"This is good but be aware that the German mass on this recording was recorded in 1962 and the rest of the masses in 1978. The sound quality isn't the best in the world but I'm sure to most people it will be tolerable. It's just that after hearing such good quality new recordings it's kind of hard to stomach an old analog recording.
The performance is good, probably not the best though. The singers seem to really over power the instruments. some times the instruments just seem a little small. There is some background noise just like on most recordings but it's nothing terrible.
I actually recommend the Brilliant Classics Schubert Masses. The sound quality is much better in that box set and it only costs a couple of dollars more."
Possibly Schubert's most intimate work!
G. Shkodra | Montreal, Canada | 10/06/2005
(5 out of 5 stars)
"These masses are Schubert's hymn-like works with an enormous melodic charm. He composed part of them to texts of Johann Philip Neumann, who was a professor at the Vienna Polytechnical Institute, and they were intended for use by the students congregation at that Institute. He finished the first mass when he was only 17 and the last one just a few months before he died, so his masses, the latin as well as his german ones, really span over a relatively long time of the creative part of his career.
Technically speaking these masses seem easy, but they surely rank among Franz Schubert's best works. They certainly constitute a very mature body of work, most part of which written by the great composer towards the end of his short but very prolific life. The choral part is not overly complex, and so is the orchestral one. To me the beauty of these works is in the interaction between choral, solos and orchestral sections. Sometimes a simple work can be magnificent.
I'm not a regular churchgoer, but just like another reviewer here at Amazon.com, I happened to attend a few masses in Stuttgart and Ludwigsburg, Germany, more than a decade ago. Masses in german and english, the softly spoken magic spell accompanied by Schubert's masses. What a blissful atmosphere! When I think about it, it's very difficult to describe that feeling now, but I guess "intimate" would be the word that comes closest to it."
Franz Schubert's "Deutsche Messe"
Ursula | Waco, Texas | 06/16/2000
(5 out of 5 stars)
"I have listened to the "Deutsche Messe" over and over again. I also had the rare opportunity to be at a mass in a church in Germany where an orchestra played Franz Schubert's "Deutsche Messe". Wow! What an experience! The music pieces have so much depths and devotion in them. You can close your eyes and feel what Franz Schubert must have felt."
Unbelievable!
Giordano Bruno | Wherever I am, I am. | 07/28/2010
(1 out of 5 stars)
"Unbelievably bad, that is! The sound quality is hideous, as if the single microphone had been swathed in compost. The instruments, when they can be distinguished from the general rumble, are nearly unrecognizable. Choirs are the hardest thing to record effectively anyway, but this recording failed more painfully than most.

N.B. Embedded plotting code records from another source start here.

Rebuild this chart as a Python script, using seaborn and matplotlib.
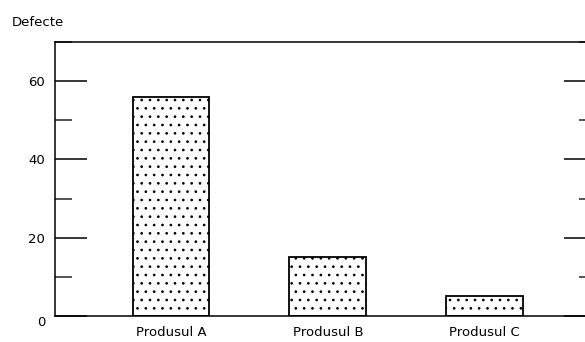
import matplotlib
matplotlib.use("Agg")
import matplotlib.pyplot as plt
import seaborn as sns
from matplotlib.ticker import MultipleLocator

sns.set_theme(style="ticks")
plt.rcParams["font.family"] = ["DejaVu Sans"]
plt.rcParams["hatch.linewidth"] = 0.7
plt.rcParams["hatch.color"] = "#444444"

# values
produse = ["Produsul A", "Produsul B", "Produsul C"]
defecte = [56, 15, 5]
y_ticks = [0, 20, 40, 60]

fig = plt.figure(figsize=(5.85, 3.42), dpi=100)
ax = fig.add_axes([0.094, 0.076, 0.925, 0.801])

sns.barplot(x=produse, y=defecte, color="white", saturation=1, width=0.49,
            edgecolor="black", linewidth=1.3, ax=ax)
for bar in ax.patches:
    bar.set_hatch("..")

ax.set_xlim(-0.74, 2.71)
ax.set_ylim(0, 70)
ax.set_yticks(y_ticks)
ax.yaxis.set_minor_locator(MultipleLocator(10))
ax.tick_params(axis="y", which="major", direction="in", length=23, width=1.1,
               left=True, right=True, labelsize=9.5, pad=7, colors="black")
ax.tick_params(axis="y", which="minor", direction="in", length=12, width=1.1,
               left=True, right=True)
ax.tick_params(axis="x", length=0, labelsize=9.5, pad=7, colors="black")
ax.get_yticklabels()[0].set_verticalalignment("top")
for s in ax.spines.values():
    s.set_linewidth(1.1)
    s.set_color("black")

ax.set_xlabel("")
ax.set_ylabel("")
fig.text(0.02, 0.925, "Defecte", fontsize=9.5, color="black")

fig.savefig("out.png", dpi=100)
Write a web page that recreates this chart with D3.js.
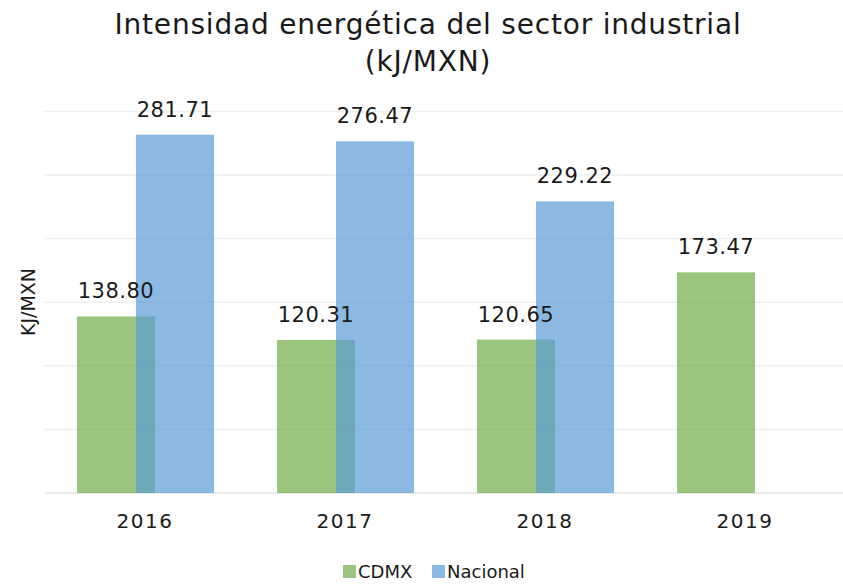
<!DOCTYPE html>
<html>
<head>
<meta charset="utf-8">
<script src="https://cdn.jsdelivr.net/npm/d3@7"></script>
<style>
  html, body { margin: 0; padding: 0; background: #fff; }
  svg { display: block; }
</style>
</head>
<body>
<svg id="chart" width="843" height="584"></svg>
<script>
const years = ["2016", "2017", "2018", "2019"];
const cdmx = [138.80, 120.31, 120.65, 173.47];
const nacional = [281.71, 276.47, 229.22, null];
const yTicks = [0, 50, 100, 150, 200, 250, 300];
const seriesNames = ["CDMX", "Nacional"];
const seriesColors = ["#70AD47", "#5B9BD5"];
const titleLines = ["Intensidad energética del sector industrial", "(kJ/MXN)"];
const yLabel = "KJ/MXN";

const svg = d3.select("#chart");
const plot = { left: 45, right: 845, top: 111.4, bottom: 493 };

const x = d3.scaleBand().domain(years).range([plot.left, plot.right]).padding(0);
const y = d3.scaleLinear().domain([0, 300]).range([plot.bottom, plot.top]);

const barW = 78;
const offsets = [-68, -9];
const font = "'DejaVu Sans', sans-serif";

// gridlines
svg.append("g")
  .selectAll("line")
  .data(yTicks)
  .join("line")
  .attr("x1", plot.left)
  .attr("x2", plot.right)
  .attr("y1", d => y(d))
  .attr("y2", d => y(d))
  .attr("stroke", d => d === 0 ? "#e4e4e4" : "#eeeeee")
  .attr("stroke-width", 1.5);

// bars
const series = [cdmx, nacional];
series.forEach((vals, si) => {
  const data = years.map((yr, i) => ({ yr, v: vals[i] })).filter(d => d.v != null);
  svg.append("g")
    .selectAll("rect")
    .data(data)
    .join("rect")
    .attr("x", d => x(d.yr) + x.bandwidth() / 2 + offsets[si])
    .attr("y", d => y(d.v))
    .attr("width", barW)
    .attr("height", d => y(0) - y(d.v))
    .attr("fill", seriesColors[si])
    .attr("fill-opacity", 0.7);
});

// value labels
series.forEach((vals, si) => {
  const data = years.map((yr, i) => ({ yr, v: vals[i] })).filter(d => d.v != null);
  svg.append("g")
    .selectAll("text")
    .data(data)
    .join("text")
    .attr("x", d => x(d.yr) + x.bandwidth() / 2 + offsets[si] + barW / 2)
    .attr("y", d => y(d.v) - 18)
    .attr("text-anchor", "middle")
    .attr("font-family", font)
    .attr("font-size", 21)
    .attr("letter-spacing", 0.5)
    .attr("fill", "#1a1a1a")
    .text(d => d.v.toFixed(2));
});

// x axis labels
const xAxis = d3.axisBottom(x).tickSize(0).tickPadding(0);
const gx = svg.append("g")
  .attr("transform", `translate(0, ${plot.bottom})`)
  .call(xAxis);
gx.select(".domain").remove();
gx.selectAll("text")
  .attr("dy", 0)
  .attr("y", 35)
  .attr("font-family", font)
  .attr("font-size", 20)
  .attr("letter-spacing", 1.5)
  .attr("fill", "#1a1a1a");

// y label
svg.append("text")
  .attr("transform", "translate(35, 302) rotate(-90)")
  .attr("text-anchor", "middle")
  .attr("font-family", font)
  .attr("font-size", 19)
  .attr("fill", "#1a1a1a")
  .text(yLabel);

// title
svg.append("text")
  .attr("text-anchor", "middle")
  .attr("font-family", font)
  .attr("font-size", 28)
  .attr("letter-spacing", 0.8)
  .attr("fill", "#1a1a1a")
  .selectAll("tspan")
  .data(titleLines)
  .join("tspan")
  .attr("x", 428)
  .attr("y", (d, i) => 34 + i * 37)
  .text(d => d);

// legend
const legendPos = [343, 432];
const lg = svg.append("g");
seriesNames.forEach((name, i) => {
  lg.append("rect")
    .attr("x", legendPos[i])
    .attr("y", 565)
    .attr("width", 13)
    .attr("height", 13)
    .attr("fill", seriesColors[i])
    .attr("fill-opacity", 0.7);
  lg.append("text")
    .attr("x", legendPos[i] + 15)
    .attr("y", 578)
    .attr("font-family", font)
    .attr("font-size", 18)
    .attr("fill", "#1a1a1a")
    .text(name);
});
</script>
</body>
</html>
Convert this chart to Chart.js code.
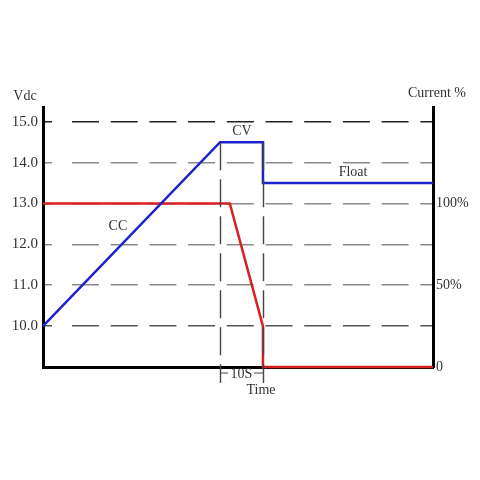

However, it wouldn't have mattered, since the performance is totally flawed, inept, misbegotten. The sopranos and altos, especially soprano Eva Csapo, are so consistently out of tune that I have to suppose they didn't know any better. They quaver shrilly like a loose fan belt in a 1950s jalopy. The conductor, Martin Behrman, wallows in the thickest sludge of spent romanticism. Choir and instruments are all just a feed lot bellow of noise.
And that's a shame. A waste, not only of my money and my listening time, but also of an opportunity to introduce another facet of the brilliance of Franz Schubert to the public. I'm sure there are devoted Schubert fans, people who love the piano songs and symphonies, who aren't even aware that Schubert composed seven masses over the course of his short life. The masses reveal a lot about their composer. For instance, in the Latin masses, the phrase "unam sanctam catholicam et apostolicam ecclesiam" is conspicuously omitted from the Credo. Schubert in effect denied the rightfulness of "one holy Catholic and Apostolic Church", which of course meant that his masses could never be used in Roman Catholic worship. They were "unsellable" therefore. Was Schubert a Christian believer? His friends didn't consider him one. It's an interesting question, but listening to these performances will NOT suggest any answer."